» **What the task requires**:
Return all of the data exactly, with nothing left out but the pictures.

>>

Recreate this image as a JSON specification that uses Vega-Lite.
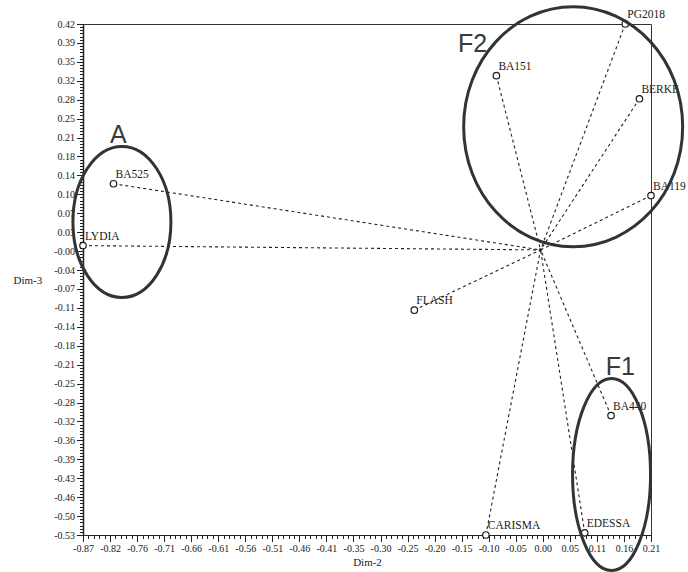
{
  "$schema": "https://vega.github.io/schema/vega-lite/v6.json",
  "width": 568,
  "height": 511,
  "autosize": {"type": "none"},
  "padding": {"left": 83, "top": 24, "right": 37, "bottom": 37},
  "background": "white",
  "config": {
    "view": {"stroke": "#333333", "strokeWidth": 1},
    "axis": {"grid": false, "domainColor": "#222222", "tickColor": "#222222", "labelColor": "#1a1a1a", "labelFont": "Liberation Serif, Times New Roman, serif", "labelFontSize": 10, "titleFont": "Liberation Serif, Times New Roman, serif", "titleFontSize": 11, "titleFontWeight": "normal", "titleColor": "#1a1a1a", "labelOverlap": false, "labelFlush": false}
  },
  "datasets": {
    "pts": [
      {"name": "PG2018", "x": 0.161, "y": 0.42},
      {"name": "BA151", "x": -0.084, "y": 0.324},
      {"name": "BERKE", "x": 0.188, "y": 0.281},
      {"name": "BA119", "x": 0.21, "y": 0.101},
      {"name": "BA525", "x": -0.812, "y": 0.123},
      {"name": "LYDIA", "x": -0.87, "y": 0.008},
      {"name": "FLASH", "x": -0.24, "y": -0.112},
      {"name": "BA440", "x": 0.134, "y": -0.308},
      {"name": "CARISMA", "x": -0.104, "y": -0.53},
      {"name": "EDESSA", "x": 0.084, "y": -0.526}
    ],
    "origin": [{"x": 0, "y": 0}],
    "groups": [
      {"group": "A", "x": -0.796, "y": 0.052, "lx": -0.8187, "ly": 0.199},
      {"group": "F2", "x": 0.062, "y": 0.229, "lx": -0.157, "ly": 0.368},
      {"group": "F1", "x": 0.135, "y": -0.4175, "lx": 0.124, "ly": -0.2325}
    ]
  },
  "layer": [
    {
      "data": {"name": "pts"},
      "mark": {"type": "point", "opacity": 0},
      "encoding": {
        "x": {"field": "x", "type": "quantitative", "axis": {"orient": "bottom", "values": {"expr": "sequence(-0.87, 0.2101, 0.01028571)"}, "labels": false, "domain": false, "tickSize": 3.5, "title": null}},
        "y": {"field": "y", "type": "quantitative", "axis": {"orient": "left", "values": {"expr": "sequence(-0.53, 0.4201, 0.00586420)"}, "labels": false, "domain": false, "tickSize": 3.5, "title": null}}
      }
    },
    {
      "data": {"name": "pts"},
      "mark": {"type": "rule", "strokeDash": [3, 3], "stroke": "#222222", "strokeWidth": 1.1},
      "encoding": {
        "x": {"field": "x", "type": "quantitative", "scale": {"domain": [-0.87, 0.21], "nice": false, "zero": false},
          "axis": {"orient": "bottom", "values": [-0.87, -0.818571, -0.767143, -0.715714, -0.664286, -0.612857, -0.561429, -0.51, -0.458571, -0.407143, -0.355714, -0.304286, -0.252857, -0.201429, -0.15, -0.098571, -0.047143, 0.004286, 0.055714, 0.107143, 0.158571, 0.21],
            "labelExpr": "['-0.87','-0.82','-0.76','-0.71','-0.66','-0.61','-0.56','-0.51','-0.46','-0.41','-0.35','-0.30','-0.25','-0.20','-0.15','-0.10','-0.05','0.00','0.05','0.11','0.16','0.21'][round((datum.value+0.87)/0.0514286)]",
            "tickSize": 6.5, "labelPadding": 2, "title": "Dim-2", "titlePadding": 3}},
        "y": {"field": "y", "type": "quantitative", "scale": {"domain": [-0.53, 0.42], "nice": false, "zero": false},
          "axis": {"orient": "left", "values": [0.42, 0.384815, 0.34963, 0.314444, 0.279259, 0.244074, 0.208889, 0.173704, 0.138519, 0.103333, 0.068148, 0.032963, -0.002222, -0.037407, -0.072593, -0.107778, -0.142963, -0.178148, -0.213333, -0.248519, -0.283704, -0.318889, -0.354074, -0.389259, -0.424444, -0.45963, -0.494815, -0.53],
            "labelExpr": "['0.42','0.39','0.35','0.32','0.28','0.25','0.21','0.18','0.14','0.10','0.07','0.03','-0.00','-0.04','-0.07','-0.11','-0.14','-0.18','-0.21','-0.25','-0.28','-0.32','-0.36','-0.39','-0.43','-0.46','-0.50','-0.53'][round((0.42-datum.value)/0.0351852)]",
            "tickSize": 6.5, "labelPadding": 2, "domainWidth": 1.5, "title": "Dim-3", "titleAngle": 0, "titleAlign": "left", "titleBaseline": "middle", "titleX": -70, "titleY": 256}},
        "x2": {"datum": 0},
        "y2": {"datum": 0}
      }
    },
    {
      "data": {"name": "origin"},
      "mark": {"type": "point", "shape": "square", "filled": true, "color": "#222222", "size": 10},
      "encoding": {
        "x": {"field": "x", "type": "quantitative", "axis": null},
        "y": {"field": "y", "type": "quantitative", "axis": null}
      }
    },
    {
      "data": {"name": "pts"},
      "mark": {"type": "point", "shape": "circle", "filled": true, "fill": "white", "stroke": "#1a1a1a", "strokeWidth": 1.2, "size": 42, "opacity": 1},
      "encoding": {
        "x": {"field": "x", "type": "quantitative", "axis": null},
        "y": {"field": "y", "type": "quantitative", "axis": null}
      }
    },
    {
      "data": {"name": "pts"},
      "mark": {"type": "text", "align": "left", "baseline": "alphabetic", "dx": 2, "dy": -6, "font": "Liberation Serif, Times New Roman, serif", "fontSize": 11.5, "fill": "#1a1a1a"},
      "encoding": {
        "x": {"field": "x", "type": "quantitative", "axis": null},
        "y": {"field": "y", "type": "quantitative", "axis": null},
        "text": {"field": "name"}
      }
    },
    {
      "data": {"name": "groups"},
      "transform": [{"filter": "datum.group === 'A'"}],
      "mark": {"type": "point", "shape": "M -1 0 A 1 1.541 0 1 1 1 0 A 1 1.541 0 1 1 -1 0 Z", "size": 9604, "filled": false, "stroke": "#333333", "strokeWidth": 3, "opacity": 1},
      "encoding": {
        "x": {"field": "x", "type": "quantitative", "axis": null},
        "y": {"field": "y", "type": "quantitative", "axis": null}
      }
    },
    {
      "data": {"name": "groups"},
      "transform": [{"filter": "datum.group === 'F2'"}],
      "mark": {"type": "point", "shape": "M -1 0 A 1 1.096 0 1 1 1 0 A 1 1.096 0 1 1 -1 0 Z", "size": 47961, "filled": false, "stroke": "#333333", "strokeWidth": 3, "opacity": 1},
      "encoding": {
        "x": {"field": "x", "type": "quantitative", "axis": null},
        "y": {"field": "y", "type": "quantitative", "axis": null}
      }
    },
    {
      "data": {"name": "groups"},
      "transform": [{"filter": "datum.group === 'F1'"}],
      "mark": {"type": "point", "shape": "M -1 0 A 1 2.462 0 1 1 1 0 A 1 2.462 0 1 1 -1 0 Z", "size": 6084, "filled": false, "stroke": "#333333", "strokeWidth": 3, "opacity": 1},
      "encoding": {
        "x": {"field": "x", "type": "quantitative", "axis": null},
        "y": {"field": "y", "type": "quantitative", "axis": null}
      }
    },
    {
      "data": {"name": "groups"},
      "mark": {"type": "text", "align": "left", "baseline": "alphabetic", "font": "Liberation Sans", "fontSize": 25, "fill": "#3a3a3a"},
      "encoding": {
        "x": {"field": "lx", "type": "quantitative", "axis": null},
        "y": {"field": "ly", "type": "quantitative", "axis": null},
        "text": {"field": "group"}
      }
    }
  ],
  "resolve": {"axis": {"x": "independent", "y": "independent"}}
}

<<

» **Final answer**:
Recreate this image as a JSON specification that uses Vega-Lite.
{
  "$schema": "https://vega.github.io/schema/vega-lite/v6.json",
  "width": 568,
  "height": 511,
  "autosize": {"type": "none"},
  "padding": {"left": 83, "top": 24, "right": 37, "bottom": 37},
  "background": "white",
  "config": {
    "view": {"stroke": "#333333", "strokeWidth": 1},
    "axis": {"grid": false, "domainColor": "#222222", "tickColor": "#222222", "labelColor": "#1a1a1a", "labelFont": "Liberation Serif, Times New Roman, serif", "labelFontSize": 10, "titleFont": "Liberation Serif, Times New Roman, serif", "titleFontSize": 11, "titleFontWeight": "normal", "titleColor": "#1a1a1a", "labelOverlap": false, "labelFlush": false}
  },
  "datasets": {
    "pts": [
      {"name": "PG2018", "x": 0.161, "y": 0.42},
      {"name": "BA151", "x": -0.084, "y": 0.324},
      {"name": "BERKE", "x": 0.188, "y": 0.281},
      {"name": "BA119", "x": 0.21, "y": 0.101},
      {"name": "BA525", "x": -0.812, "y": 0.123},
      {"name": "LYDIA", "x": -0.87, "y": 0.008},
      {"name": "FLASH", "x": -0.24, "y": -0.112},
      {"name": "BA440", "x": 0.134, "y": -0.308},
      {"name": "CARISMA", "x": -0.104, "y": -0.53},
      {"name": "EDESSA", "x": 0.084, "y": -0.526}
    ],
    "origin": [{"x": 0, "y": 0}],
    "groups": [
      {"group": "A", "x": -0.796, "y": 0.052, "lx": -0.8187, "ly": 0.199},
      {"group": "F2", "x": 0.062, "y": 0.229, "lx": -0.157, "ly": 0.368},
      {"group": "F1", "x": 0.135, "y": -0.4175, "lx": 0.124, "ly": -0.2325}
    ]
  },
  "layer": [
    {
      "data": {"name": "pts"},
      "mark": {"type": "point", "opacity": 0},
      "encoding": {
        "x": {"field": "x", "type": "quantitative", "axis": {"orient": "bottom", "values": {"expr": "sequence(-0.87, 0.2101, 0.01028571)"}, "labels": false, "domain": false, "tickSize": 3.5, "title": null}},
        "y": {"field": "y", "type": "quantitative", "axis": {"orient": "left", "values": {"expr": "sequence(-0.53, 0.4201, 0.00586420)"}, "labels": false, "domain": false, "tickSize": 3.5, "title": null}}
      }
    },
    {
      "data": {"name": "pts"},
      "mark": {"type": "rule", "strokeDash": [3, 3], "stroke": "#222222", "strokeWidth": 1.1},
      "encoding": {
        "x": {"field": "x", "type": "quantitative", "scale": {"domain": [-0.87, 0.21], "nice": false, "zero": false},
          "axis": {"orient": "bottom", "values": [-0.87, -0.818571, -0.767143, -0.715714, -0.664286, -0.612857, -0.561429, -0.51, -0.458571, -0.407143, -0.355714, -0.304286, -0.252857, -0.201429, -0.15, -0.098571, -0.047143, 0.004286, 0.055714, 0.107143, 0.158571, 0.21],
            "labelExpr": "['-0.87','-0.82','-0.76','-0.71','-0.66','-0.61','-0.56','-0.51','-0.46','-0.41','-0.35','-0.30','-0.25','-0.20','-0.15','-0.10','-0.05','0.00','0.05','0.11','0.16','0.21'][round((datum.value+0.87)/0.0514286)]",
            "tickSize": 6.5, "labelPadding": 2, "title": "Dim-2", "titlePadding": 3}},
        "y": {"field": "y", "type": "quantitative", "scale": {"domain": [-0.53, 0.42], "nice": false, "zero": false},
          "axis": {"orient": "left", "values": [0.42, 0.384815, 0.34963, 0.314444, 0.279259, 0.244074, 0.208889, 0.173704, 0.138519, 0.103333, 0.068148, 0.032963, -0.002222, -0.037407, -0.072593, -0.107778, -0.142963, -0.178148, -0.213333, -0.248519, -0.283704, -0.318889, -0.354074, -0.389259, -0.424444, -0.45963, -0.494815, -0.53],
            "labelExpr": "['0.42','0.39','0.35','0.32','0.28','0.25','0.21','0.18','0.14','0.10','0.07','0.03','-0.00','-0.04','-0.07','-0.11','-0.14','-0.18','-0.21','-0.25','-0.28','-0.32','-0.36','-0.39','-0.43','-0.46','-0.50','-0.53'][round((0.42-datum.value)/0.0351852)]",
            "tickSize": 6.5, "labelPadding": 2, "domainWidth": 1.5, "title": "Dim-3", "titleAngle": 0, "titleAlign": "left", "titleBaseline": "middle", "titleX": -70, "titleY": 256}},
        "x2": {"datum": 0},
        "y2": {"datum": 0}
      }
    },
    {
      "data": {"name": "origin"},
      "mark": {"type": "point", "shape": "square", "filled": true, "color": "#222222", "size": 10},
      "encoding": {
        "x": {"field": "x", "type": "quantitative", "axis": null},
        "y": {"field": "y", "type": "quantitative", "axis": null}
      }
    },
    {
      "data": {"name": "pts"},
      "mark": {"type": "point", "shape": "circle", "filled": true, "fill": "white", "stroke": "#1a1a1a", "strokeWidth": 1.2, "size": 42, "opacity": 1},
      "encoding": {
        "x": {"field": "x", "type": "quantitative", "axis": null},
        "y": {"field": "y", "type": "quantitative", "axis": null}
      }
    },
    {
      "data": {"name": "pts"},
      "mark": {"type": "text", "align": "left", "baseline": "alphabetic", "dx": 2, "dy": -6, "font": "Liberation Serif, Times New Roman, serif", "fontSize": 11.5, "fill": "#1a1a1a"},
      "encoding": {
        "x": {"field": "x", "type": "quantitative", "axis": null},
        "y": {"field": "y", "type": "quantitative", "axis": null},
        "text": {"field": "name"}
      }
    },
    {
      "data": {"name": "groups"},
      "transform": [{"filter": "datum.group === 'A'"}],
      "mark": {"type": "point", "shape": "M -1 0 A 1 1.541 0 1 1 1 0 A 1 1.541 0 1 1 -1 0 Z", "size": 9604, "filled": false, "stroke": "#333333", "strokeWidth": 3, "opacity": 1},
      "encoding": {
        "x": {"field": "x", "type": "quantitative", "axis": null},
        "y": {"field": "y", "type": "quantitative", "axis": null}
      }
    },
    {
      "data": {"name": "groups"},
      "transform": [{"filter": "datum.group === 'F2'"}],
      "mark": {"type": "point", "shape": "M -1 0 A 1 1.096 0 1 1 1 0 A 1 1.096 0 1 1 -1 0 Z", "size": 47961, "filled": false, "stroke": "#333333", "strokeWidth": 3, "opacity": 1},
      "encoding": {
        "x": {"field": "x", "type": "quantitative", "axis": null},
        "y": {"field": "y", "type": "quantitative", "axis": null}
      }
    },
    {
      "data": {"name": "groups"},
      "transform": [{"filter": "datum.group === 'F1'"}],
      "mark": {"type": "point", "shape": "M -1 0 A 1 2.462 0 1 1 1 0 A 1 2.462 0 1 1 -1 0 Z", "size": 6084, "filled": false, "stroke": "#333333", "strokeWidth": 3, "opacity": 1},
      "encoding": {
        "x": {"field": "x", "type": "quantitative", "axis": null},
        "y": {"field": "y", "type": "quantitative", "axis": null}
      }
    },
    {
      "data": {"name": "groups"},
      "mark": {"type": "text", "align": "left", "baseline": "alphabetic", "font": "Liberation Sans", "fontSize": 25, "fill": "#3a3a3a"},
      "encoding": {
        "x": {"field": "lx", "type": "quantitative", "axis": null},
        "y": {"field": "ly", "type": "quantitative", "axis": null},
        "text": {"field": "group"}
      }
    }
  ],
  "resolve": {"axis": {"x": "independent", "y": "independent"}}
}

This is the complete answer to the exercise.